5. 1981-82 Ford Granada 2-door
Most people don’t even remember this car, and that’s not surprising…it’s bad, even by Malaise Era standards. It’s boring, bland as hell and cheap-looking. So is a box-top Ford Fairmont 2-door from the same era…they are the same damn car and Fairmonts are desired! Yet, the Fox-body Ford Granada does have a few things going for it besides the platform: nobody knows what it is, and there is no indication of what it can do. A 347 stroker on nitrous hiding behind the quietest exhaust ever lends this one into sleeper territory nobody would see coming. This is one of the few cars over 30 years old that could pull off the ruse successfully.
4. 1985-88 Ford EXP
Yes, the first-generation Ford EXP was an ugly little bastard. It looked like a sad frog. But Ford’s idea of a two-seat, “fun to drive” coupe wasn’t such a bad idea…it was just born in the middle of the worst point in American automotive history. By 1986, Ford had managed to make the EXP look pretty good…ok, really good…but as far as power goes, a church mouse’s fart has a bigger impact than the 1.9L four-banger underhood could have dreamed of, and that’s a shame when a pretty body is cast off due to performance failure.

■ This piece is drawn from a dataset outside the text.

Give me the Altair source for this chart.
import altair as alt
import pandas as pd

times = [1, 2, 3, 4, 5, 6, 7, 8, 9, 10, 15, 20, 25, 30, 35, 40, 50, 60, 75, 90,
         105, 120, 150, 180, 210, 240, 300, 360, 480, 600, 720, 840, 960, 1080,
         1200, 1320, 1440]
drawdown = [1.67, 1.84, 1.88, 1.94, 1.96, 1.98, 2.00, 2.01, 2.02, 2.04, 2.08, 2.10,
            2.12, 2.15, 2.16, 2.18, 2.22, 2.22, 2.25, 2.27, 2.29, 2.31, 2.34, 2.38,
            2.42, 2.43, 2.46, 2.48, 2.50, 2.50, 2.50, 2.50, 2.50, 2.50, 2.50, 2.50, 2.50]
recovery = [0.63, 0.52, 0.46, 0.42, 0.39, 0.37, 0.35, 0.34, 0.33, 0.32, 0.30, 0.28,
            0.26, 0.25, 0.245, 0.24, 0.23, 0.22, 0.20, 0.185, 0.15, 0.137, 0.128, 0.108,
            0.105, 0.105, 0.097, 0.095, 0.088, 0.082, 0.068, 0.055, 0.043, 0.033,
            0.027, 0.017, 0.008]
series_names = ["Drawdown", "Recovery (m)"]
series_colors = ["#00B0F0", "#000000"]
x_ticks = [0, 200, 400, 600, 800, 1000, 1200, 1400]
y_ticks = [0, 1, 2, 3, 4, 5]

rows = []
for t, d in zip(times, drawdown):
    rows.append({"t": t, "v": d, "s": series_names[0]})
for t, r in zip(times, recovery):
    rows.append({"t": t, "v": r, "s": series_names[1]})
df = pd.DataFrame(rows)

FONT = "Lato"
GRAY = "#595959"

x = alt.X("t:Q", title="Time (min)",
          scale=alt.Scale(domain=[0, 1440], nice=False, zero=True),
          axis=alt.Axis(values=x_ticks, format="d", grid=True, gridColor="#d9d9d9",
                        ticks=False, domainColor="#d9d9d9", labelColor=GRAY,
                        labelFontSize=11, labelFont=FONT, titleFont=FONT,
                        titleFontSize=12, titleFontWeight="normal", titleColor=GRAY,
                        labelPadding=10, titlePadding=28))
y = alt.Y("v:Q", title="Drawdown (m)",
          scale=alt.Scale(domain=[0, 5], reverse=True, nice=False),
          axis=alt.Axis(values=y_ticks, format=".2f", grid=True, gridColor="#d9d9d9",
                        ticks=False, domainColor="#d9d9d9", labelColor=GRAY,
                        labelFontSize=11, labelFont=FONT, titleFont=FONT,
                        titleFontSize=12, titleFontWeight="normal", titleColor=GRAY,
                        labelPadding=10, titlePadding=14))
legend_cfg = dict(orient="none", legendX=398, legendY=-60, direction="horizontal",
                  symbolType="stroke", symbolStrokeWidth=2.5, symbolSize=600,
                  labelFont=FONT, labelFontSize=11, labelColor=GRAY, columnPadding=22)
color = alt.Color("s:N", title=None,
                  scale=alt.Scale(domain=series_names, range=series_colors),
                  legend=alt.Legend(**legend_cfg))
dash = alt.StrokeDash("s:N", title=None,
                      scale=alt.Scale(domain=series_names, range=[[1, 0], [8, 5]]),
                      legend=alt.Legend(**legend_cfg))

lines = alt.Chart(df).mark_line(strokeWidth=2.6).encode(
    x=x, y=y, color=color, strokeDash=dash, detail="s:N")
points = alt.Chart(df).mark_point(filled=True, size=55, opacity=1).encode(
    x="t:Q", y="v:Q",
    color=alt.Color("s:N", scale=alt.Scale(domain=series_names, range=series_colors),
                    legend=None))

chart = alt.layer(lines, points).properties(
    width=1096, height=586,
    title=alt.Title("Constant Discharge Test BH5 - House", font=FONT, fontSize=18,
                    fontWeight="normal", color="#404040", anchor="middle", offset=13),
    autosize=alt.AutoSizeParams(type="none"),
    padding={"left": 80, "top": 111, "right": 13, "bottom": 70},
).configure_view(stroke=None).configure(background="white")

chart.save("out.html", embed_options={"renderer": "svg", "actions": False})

The Ford Fiesta ST’s 197-horsepower 1.6L four would be more like it, but why stop there when the Focus ST’s 252-horsepower mill would be better suited…six speed transaxle attached, of course. This would make for a killer Pro Commuter build.
3. 1995-2000 Chrysler Sebring
This car was tragic from start to finish: Chrysler digs up the “Sebring” nameplate, which had great memories and a connection to the fabled race course, put it onto a handsome coupe that was based off of the Mitsubishi Eclipse platform, then proceeds to ignore any and all good sides of the Eclipse platform, like the turbocharged 2.0L four cylinder and the all-wheel drive and almost sarcastically pawned it off as a personal luxury coupe. The Sebring name may be forever tarnished due to the even worse generations that followed this car, but there’s hope for the first generation: find an Eclipse GSX, raid it for the good stuff, and shove under it. Domestics and imports alike wouldn’t know what hit them when all four wheels brake loose at launch. Or go the V8/RWD route, like Dodge teased with early IROC Avenger race cars.

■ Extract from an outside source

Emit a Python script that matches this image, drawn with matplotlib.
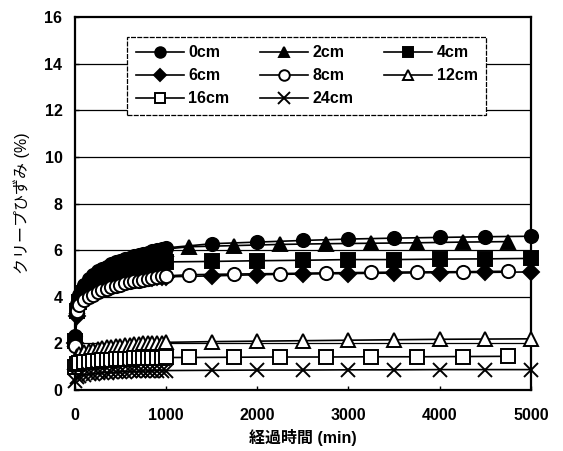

2. 1995-2000 Chevrolet Monte Carlo
The second the relaunched Monte Carlo appeared, the cries started to raise to the heavens: V8. Rear drive. And if you ignore Jon Moss’s attempts with the Chevrolet “Toy Box” team, those cries fell on deaf ears, even as the car became wildly popular in NASCAR. There was no V8, or rear wheel drive. Even the supercharged 3.8L V6 was years off, and the LS4 5.3L V8 was both wrong-wheel drive and a decade away. The shape is slippery, the look is clean and handsome (if bland), and for a coupe, it’s roomy. And they are cheap…a couple thousand dollars will net you a nice car, a couple hundred dollars will get you a body donor that runs. I doubt that you would hear bitching about doing an LS swap into one of these.

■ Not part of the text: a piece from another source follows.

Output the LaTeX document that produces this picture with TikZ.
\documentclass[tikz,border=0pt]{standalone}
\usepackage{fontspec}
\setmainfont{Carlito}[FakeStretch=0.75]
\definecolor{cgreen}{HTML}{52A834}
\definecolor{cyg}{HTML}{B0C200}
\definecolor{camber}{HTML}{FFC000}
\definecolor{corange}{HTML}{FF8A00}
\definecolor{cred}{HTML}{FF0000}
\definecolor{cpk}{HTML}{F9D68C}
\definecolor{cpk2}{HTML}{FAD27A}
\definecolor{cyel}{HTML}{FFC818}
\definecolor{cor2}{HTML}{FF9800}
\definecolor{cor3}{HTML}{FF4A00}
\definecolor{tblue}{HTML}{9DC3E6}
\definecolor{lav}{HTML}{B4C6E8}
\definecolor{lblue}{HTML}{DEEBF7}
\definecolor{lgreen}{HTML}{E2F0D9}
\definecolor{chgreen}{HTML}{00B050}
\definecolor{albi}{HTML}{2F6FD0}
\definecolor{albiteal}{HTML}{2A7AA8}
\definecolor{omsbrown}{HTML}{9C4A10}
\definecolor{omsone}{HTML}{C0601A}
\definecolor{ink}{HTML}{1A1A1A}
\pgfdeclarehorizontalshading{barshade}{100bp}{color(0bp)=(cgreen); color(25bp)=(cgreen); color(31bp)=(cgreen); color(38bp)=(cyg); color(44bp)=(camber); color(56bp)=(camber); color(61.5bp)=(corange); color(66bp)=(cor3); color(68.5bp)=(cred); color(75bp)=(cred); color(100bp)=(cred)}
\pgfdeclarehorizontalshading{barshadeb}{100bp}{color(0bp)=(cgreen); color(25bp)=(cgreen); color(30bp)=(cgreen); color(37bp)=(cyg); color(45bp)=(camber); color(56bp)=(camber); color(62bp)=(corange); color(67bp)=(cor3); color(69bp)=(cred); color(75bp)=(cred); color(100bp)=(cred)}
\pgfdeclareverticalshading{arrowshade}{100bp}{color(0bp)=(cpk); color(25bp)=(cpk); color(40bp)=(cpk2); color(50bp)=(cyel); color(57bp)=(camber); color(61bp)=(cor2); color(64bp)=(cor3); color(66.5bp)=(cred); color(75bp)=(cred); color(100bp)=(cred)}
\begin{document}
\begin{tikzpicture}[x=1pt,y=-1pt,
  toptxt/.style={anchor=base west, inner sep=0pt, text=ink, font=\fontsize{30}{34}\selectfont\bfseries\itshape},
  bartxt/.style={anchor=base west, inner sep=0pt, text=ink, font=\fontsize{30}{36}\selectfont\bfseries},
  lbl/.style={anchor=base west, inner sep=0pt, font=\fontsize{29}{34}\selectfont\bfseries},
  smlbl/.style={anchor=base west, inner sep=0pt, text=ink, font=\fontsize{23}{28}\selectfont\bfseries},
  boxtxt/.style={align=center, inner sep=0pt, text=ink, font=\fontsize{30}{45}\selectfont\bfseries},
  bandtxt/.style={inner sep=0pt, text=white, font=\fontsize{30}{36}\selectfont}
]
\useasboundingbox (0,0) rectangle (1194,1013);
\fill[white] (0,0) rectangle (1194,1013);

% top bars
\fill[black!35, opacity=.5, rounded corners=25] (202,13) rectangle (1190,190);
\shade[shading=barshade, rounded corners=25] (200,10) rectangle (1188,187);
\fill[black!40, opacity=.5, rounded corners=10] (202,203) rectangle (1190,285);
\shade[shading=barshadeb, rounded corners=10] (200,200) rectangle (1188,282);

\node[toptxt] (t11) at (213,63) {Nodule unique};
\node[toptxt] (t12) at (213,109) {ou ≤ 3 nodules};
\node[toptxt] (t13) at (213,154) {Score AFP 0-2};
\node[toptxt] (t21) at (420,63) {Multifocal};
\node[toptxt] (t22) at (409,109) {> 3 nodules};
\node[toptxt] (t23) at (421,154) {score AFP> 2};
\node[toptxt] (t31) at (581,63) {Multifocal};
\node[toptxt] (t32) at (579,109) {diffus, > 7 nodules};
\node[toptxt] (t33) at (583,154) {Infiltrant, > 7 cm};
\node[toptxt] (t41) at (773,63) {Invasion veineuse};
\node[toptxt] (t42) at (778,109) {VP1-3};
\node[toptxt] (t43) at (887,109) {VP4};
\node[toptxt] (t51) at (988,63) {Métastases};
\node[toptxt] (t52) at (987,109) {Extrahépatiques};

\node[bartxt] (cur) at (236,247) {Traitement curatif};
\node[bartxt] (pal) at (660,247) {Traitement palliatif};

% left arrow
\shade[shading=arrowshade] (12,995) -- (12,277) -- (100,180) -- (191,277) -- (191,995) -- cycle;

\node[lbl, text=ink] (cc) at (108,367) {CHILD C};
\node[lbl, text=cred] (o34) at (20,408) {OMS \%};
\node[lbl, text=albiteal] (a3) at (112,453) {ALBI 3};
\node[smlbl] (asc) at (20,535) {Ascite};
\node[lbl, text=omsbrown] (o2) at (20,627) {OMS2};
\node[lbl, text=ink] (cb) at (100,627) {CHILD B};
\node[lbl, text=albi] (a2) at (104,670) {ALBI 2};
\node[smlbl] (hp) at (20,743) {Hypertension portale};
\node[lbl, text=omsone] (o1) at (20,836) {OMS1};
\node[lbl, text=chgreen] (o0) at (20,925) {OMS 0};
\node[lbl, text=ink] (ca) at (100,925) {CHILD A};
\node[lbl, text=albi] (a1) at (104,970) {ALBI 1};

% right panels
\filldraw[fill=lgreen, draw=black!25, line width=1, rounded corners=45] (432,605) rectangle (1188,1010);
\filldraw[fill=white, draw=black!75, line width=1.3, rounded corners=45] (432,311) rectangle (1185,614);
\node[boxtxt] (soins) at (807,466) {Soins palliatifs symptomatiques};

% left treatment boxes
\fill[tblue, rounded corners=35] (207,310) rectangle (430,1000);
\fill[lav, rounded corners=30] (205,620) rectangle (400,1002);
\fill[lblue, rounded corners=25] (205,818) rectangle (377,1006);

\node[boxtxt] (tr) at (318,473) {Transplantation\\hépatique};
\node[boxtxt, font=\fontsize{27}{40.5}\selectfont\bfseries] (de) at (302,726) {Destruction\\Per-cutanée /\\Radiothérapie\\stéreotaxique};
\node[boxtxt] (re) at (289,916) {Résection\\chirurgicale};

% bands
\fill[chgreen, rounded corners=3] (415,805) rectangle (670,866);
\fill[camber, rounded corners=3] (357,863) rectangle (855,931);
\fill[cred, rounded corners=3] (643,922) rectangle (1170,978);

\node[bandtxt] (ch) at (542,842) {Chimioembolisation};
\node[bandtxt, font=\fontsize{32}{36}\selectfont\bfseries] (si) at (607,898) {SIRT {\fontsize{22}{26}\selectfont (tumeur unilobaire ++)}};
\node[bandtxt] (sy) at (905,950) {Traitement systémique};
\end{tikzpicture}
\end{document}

1. 1987-95 Chrysler LeBaron Coupe
Yes, it’s front-wheel drive. Yes, it’s based on the K-platform. No, in stock form it wasn’t that great. But look at the damn thing…it’s the muscle car Chrysler should have built! Yes, the Shelby cars and the Daytona/Laser get more press but the LeBaron coupe that was made from 1987 to 1995 just looks perfect. It doesn’t look as “Florida retiree” as much as it’s roofless sibling does. It’s smaller than a similar vintage F-body, and is just smaller than a Fox Mustang. But there is room underhood to wedge in a third-generation Hemi and we know a guy who does an excellent job with the rear-drive conversion process. This car deserves the V8 it needed to back up the decent lines it got. And we’d suggest ditching the “LeBaron” nameplate for the moniker it took in the Mexican market: the Chrysler Phantom.